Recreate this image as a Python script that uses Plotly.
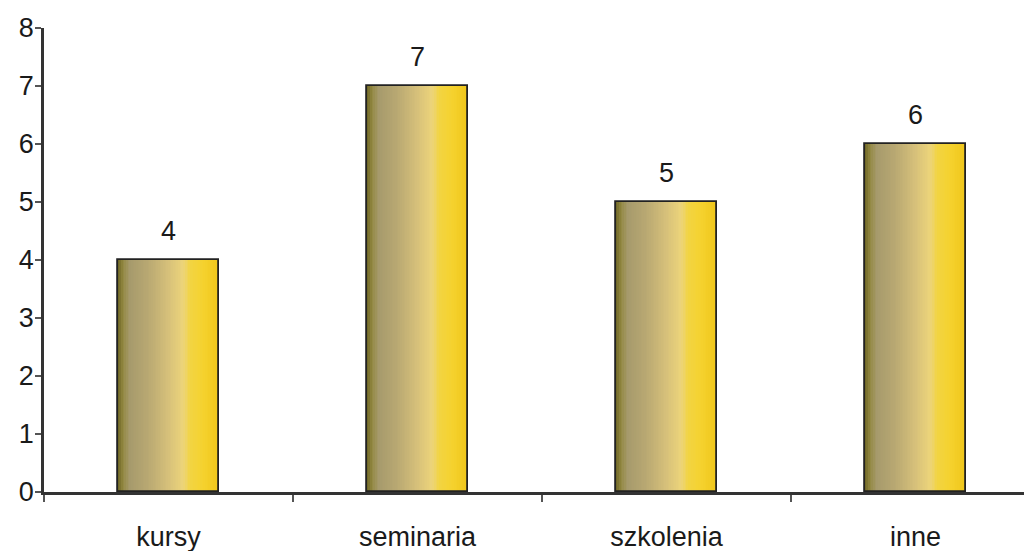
import plotly.graph_objects as go

# Data
categories = ["kursy", "seminaria", "szkolenia", "inne"]
values = [4, 7, 5, 6]
y_ticks = [0, 1, 2, 3, 4, 5, 6, 7, 8]

# Style: horizontal shading of each column (position 0..1 -> colour)
shade_stops = [
    (0.00, (104, 96, 34)),
    (0.05, (146, 136, 64)),
    (0.12, (166, 154, 108)),
    (0.30, (184, 168, 114)),
    (0.50, (214, 192, 122)),
    (0.65, (236, 212, 122)),
    (0.72, (242, 212, 66)),
    (0.85, (245, 210, 46)),
    (1.00, (240, 198, 26)),
]
N_STRIPES = 60
BAR_W = 0.406
FONT = "Liberation Sans, Arial, sans-serif"
FSIZE = 27


def shade(t):
    for (t0, c0), (t1, c1) in zip(shade_stops[:-1], shade_stops[1:]):
        if t0 <= t <= t1:
            f = (t - t0) / (t1 - t0) if t1 > t0 else 0
            c = [round(a + (b - a) * f) for a, b in zip(c0, c1)]
            return "rgb(%d,%d,%d)" % tuple(c)
    return "rgb(%d,%d,%d)" % shade_stops[-1][1]


fig = go.Figure()

step = BAR_W / N_STRIPES
for i in range(N_STRIPES):
    t = (i + 0.5) / N_STRIPES
    fig.add_trace(go.Bar(
        x=categories, y=values,
        width=step * 1.15, offset=-BAR_W / 2 + i * step,
        marker=dict(color=shade(t), line=dict(width=0)),
        hoverinfo="skip", showlegend=False,
    ))

# Outline of each column
fig.add_trace(go.Bar(
    x=categories, y=values,
    width=BAR_W, offset=-BAR_W / 2,
    marker=dict(color="rgba(0,0,0,0)", line=dict(color="#222", width=1.8)),
    showlegend=False,
))

# Value labels above columns
for c, v in zip(categories, values):
    fig.add_annotation(
        x=c, y=v, text=str(v), showarrow=False,
        yanchor="bottom", yshift=12,
        font=dict(family=FONT, size=FSIZE, color="#1a1a1a"),
    )

fig.update_layout(
    width=1024, height=551,
    margin=dict(l=44, r=0, t=28, b=59),
    paper_bgcolor="white", plot_bgcolor="white",
    barmode="overlay", bargap=0,
    font=dict(family=FONT, size=FSIZE, color="#1a1a1a"),
)

fig.update_xaxes(
    type="category",
    range=[-0.5, -0.5 + (1024 - 44) / 249],
    showline=True, linecolor="#333", linewidth=2.5,
    ticks="outside", tickson="boundaries", ticklen=7, tickcolor="#555", tickwidth=1.5,
    tickfont=dict(family=FONT, size=FSIZE, color="#1a1a1a"),
    ticklabelstandoff=19, automargin=False,
    showgrid=False, zeroline=False,
)
fig.update_yaxes(
    range=[0, 8], tickvals=y_ticks,
    showline=True, linecolor="#333", linewidth=2.5,
    ticks="outside", ticklen=6, tickcolor="#555", tickwidth=1.5,
    tickfont=dict(family=FONT, size=FSIZE, color="#1a1a1a"),
    ticklabelstandoff=-4, automargin=False,
    showgrid=False, zeroline=False,
)

fig.write_html("out.html")
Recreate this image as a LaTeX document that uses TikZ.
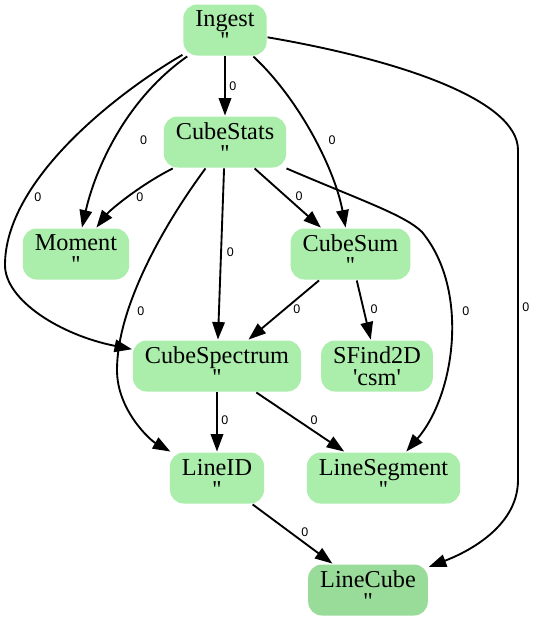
\documentclass[tikz,border=0pt]{standalone}
\usepackage{fontspec}
\setmainfont{Liberation Serif}
\setsansfont{Liberation Sans}
\usetikzlibrary{positioning,arrows.meta}

\definecolor{lgreen}{HTML}{ABEDAB}
\definecolor{dgreen}{HTML}{99DB99}
\newcommand{\noalias}{\textquotesingle\textquotesingle}

\tikzstyle{task} = [rectangle, rounded corners=5.5pt, minimum height=20.4pt, inner xsep=4.8pt, inner ysep=0pt, align=center, fill=lgreen, draw=none, font={\fontsize{9.7}{8.8}\selectfont\lineskiplimit=-20pt}]
\tikzstyle{lab} = [font=\sffamily\fontsize{5}{5}\selectfont, inner sep=0pt]

\begin{document}
\begin{tikzpicture}[x=0.4pt,y=-0.4pt,node distance=44.8pt,line width=0.75pt,>={Triangle[length=7pt,width=5pt]}]
\useasboundingbox (0,0) rectangle (537,621);

\node[task] (I) at (225,30) {Ingest\\\noalias};
\node[task] (CS) [below of=I] {CubeStats\\\noalias};
\node[task] (M) [below of=CS, xshift=-59.6pt] {Moment\\\noalias};
\node[task] (CSum) [below of=CS, xshift=50.2pt] {CubeSum\\\noalias};
\node[task] (CSp) [below of=CSum, xshift=-53.4pt] {CubeSpectrum\\\noalias};
\node[task] (SF) [below of=CSum, xshift=10.6pt] {SFind2D\\\textquotesingle csm\textquotesingle};
\node[task] (LID) [below of=CSp] {LineID\\\noalias};
\node[task] (LS) [below of=CSp, xshift=66.6pt] {LineSegment\\\noalias};
\node[task, fill=dgreen] (LC) [below of=LID, xshift=60.4pt] {LineCube\\\noalias};

\path[->, every node/.style={lab}]
    (I) edge node [pos=.5, right=1.4pt] {0} (CS)
    (CS) edge node [pos=.475, right=3.4pt] {0} (CSum)
    (CS) edge node [pos=.49, right=2pt] {0} (CSp)
    (CSum) edge node [pos=.49, right=3.2pt] {0} (CSp)
    (CSum) edge node [pos=.49, right=2.4pt] {0} (SF)
    (CSp) edge node [pos=.475, right=1.4pt] {0} (LID)
    (CSp) edge node [pos=.475, right=4.6pt] {0} (LS)
    (LID) edge node [pos=.475, right=4pt] {0} (LC)
    ;

% curved ones
\draw[->] (I) .. controls (125,100) and (95,170) .. (M) node[lab, pos=.52, right=10pt] {0};
\draw[->] (I) .. controls (117,93) and (5,180) .. (5,265) node[lab, pos=.73, right=2.8pt] {0}
    .. controls (5,300) and (60,335) .. (CSp);
\draw[->] (I) .. controls (300,100) and (335,170) .. (CSum) node[lab, pos=.52, right=5.1pt] {0};
\draw[->] (I) .. controls (400,60) and (518,100) .. (518,150) -- (518,480) node[lab, pos=.476, right=1.4pt] {0}
    .. controls (518,530) and (460,555) .. (LC);
\draw[->] (CS) .. controls (140,185) and (110,210) .. (M) node[lab, pos=.5, right=3.2pt] {0};
\draw[->] (CS) .. controls (160,230) and (117,310) .. (117,370) node[lab, pos=.7, right=3.6pt] {0}
    .. controls (117,410) and (150,440) .. (LID);
\draw[->] (CS) .. controls (360,200) and (405,215) .. (422,232)
    .. controls (470,290) and (455,395) .. (LS) node[lab, pos=.37, right=4.2pt] {0};

\end{tikzpicture}
\end{document}
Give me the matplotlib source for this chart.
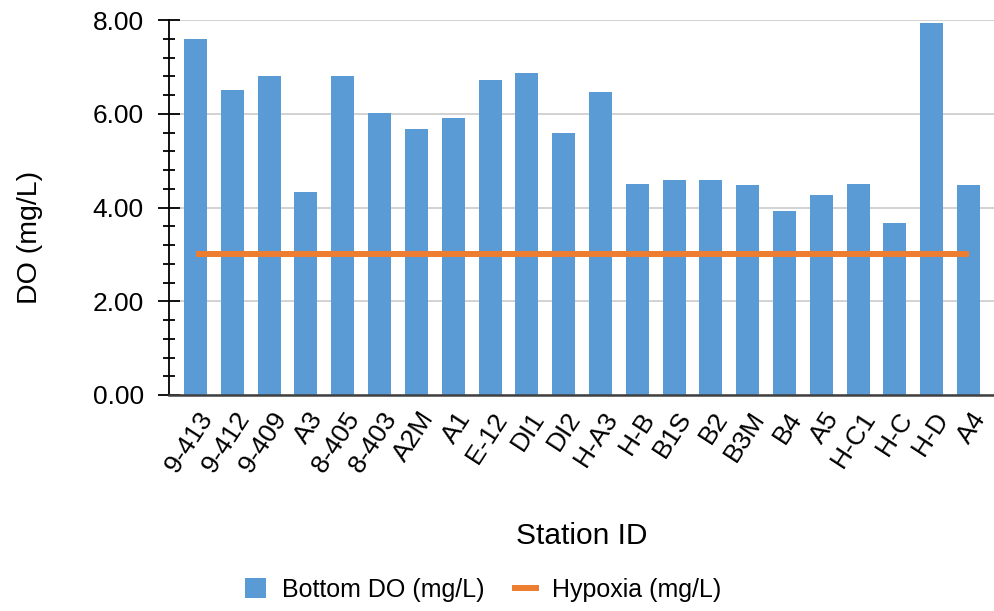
import matplotlib
matplotlib.use("Agg")
import matplotlib.pyplot as plt
from matplotlib.patches import Patch
from matplotlib.lines import Line2D
from matplotlib.ticker import MultipleLocator, FormatStrFormatter
from matplotlib.transforms import ScaledTranslation

plt.rcParams['font.family'] = ['Liberation Sans', 'DejaVu Sans']

stations = ["9-413", "9-412", "9-409", "A3", "8-405", "8-403", "A2M", "A1", "E-12",
            "DI1", "DI2", "H-A3", "H-B", "B1S", "B2", "B3M", "B4", "A5", "H-C1",
            "H-C", "H-D", "A4"]
bottom_do = [7.59, 6.51, 6.80, 4.34, 6.80, 6.01, 5.68, 5.92, 6.72,
             6.88, 5.59, 6.47, 4.51, 4.59, 4.59, 4.47, 3.92, 4.26, 4.51,
             3.67, 7.93, 4.47]
hypoxia = [3.0] * len(stations)

blue = "#5B9BD5"
orange = "#ED7D31"

W, H = 994, 611
fig = plt.figure(figsize=(W / 100, H / 100), dpi=100)
ax = fig.add_axes([169 / W, 1 - 395 / H, (994 - 169) / W, (395 - 20) / H])

x = list(range(len(stations)))
ax.bar(x, bottom_do, width=0.625, color=blue, zorder=2)
ax.plot(x, hypoxia, color=orange, linewidth=4.3, solid_capstyle='butt', zorder=3)

ax.set_xlim(-0.72, len(stations) - 1 + 0.69)
ax.set_ylim(0, 8)
ax.yaxis.set_major_locator(MultipleLocator(2))
ax.yaxis.set_minor_locator(MultipleLocator(0.4))
ax.yaxis.set_major_formatter(FormatStrFormatter('%.2f'))
ax.grid(axis='y', which='major', color='#CFCFCF', linewidth=1.3, zorder=0)
ax.set_axisbelow(True)

for s in ('top', 'right'):
    ax.spines[s].set_visible(False)
ax.spines['left'].set_color('black')
ax.spines['left'].set_linewidth(1.3)
ax.spines['bottom'].set_color('#404040')
ax.spines['bottom'].set_linewidth(1.8)

ax.tick_params(axis='y', which='major', direction='inout', length=16.5, width=1.3,
               labelsize=19, pad=10)
ax.tick_params(axis='y', which='minor', direction='inout', length=8.5, width=1.3)
ax.set_xticks(x)
ax.set_xticklabels(stations, rotation=57, ha='right', va='top',
                   rotation_mode='anchor', fontsize=19)
ax.tick_params(axis='x', length=0, pad=9)
shift = ScaledTranslation(2 / 100, 0, fig.dpi_scale_trans)
for lab in ax.get_xticklabels():
    lab.set_transform(lab.get_transform() + shift)

ax.set_ylabel("DO (mg/L)", fontsize=20.5, va='center')
ax.yaxis.set_label_coords((30 - 169) / (994 - 169), (395 - 237) / (395 - 20))
ax.set_xlabel("Station ID", fontsize=21.5, va='center')
ax.xaxis.set_label_coords(0.5, (395 - 536) / (395 - 20))

handles = [Patch(facecolor=blue, edgecolor='none'),
           Line2D([0], [0], color=orange, linewidth=4.3)]
fig.legend(handles, ["Bottom DO (mg/L)", "Hypoxia (mg/L)"], loc='center',
           bbox_to_anchor=(483 / W, 1 - 590 / H), ncol=2, frameon=False, fontsize=18,
           handlelength=0.85, handleheight=0.85, columnspacing=1.2, handletextpad=0.65,
           borderpad=0, borderaxespad=0)

fig.savefig("out.png", dpi=100)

→ **DESCRIPTION OF THE TASK**:
Check each line of the data above for the string "this" and report only how many lines have it.

→ **OUTPUT BELOW**:
3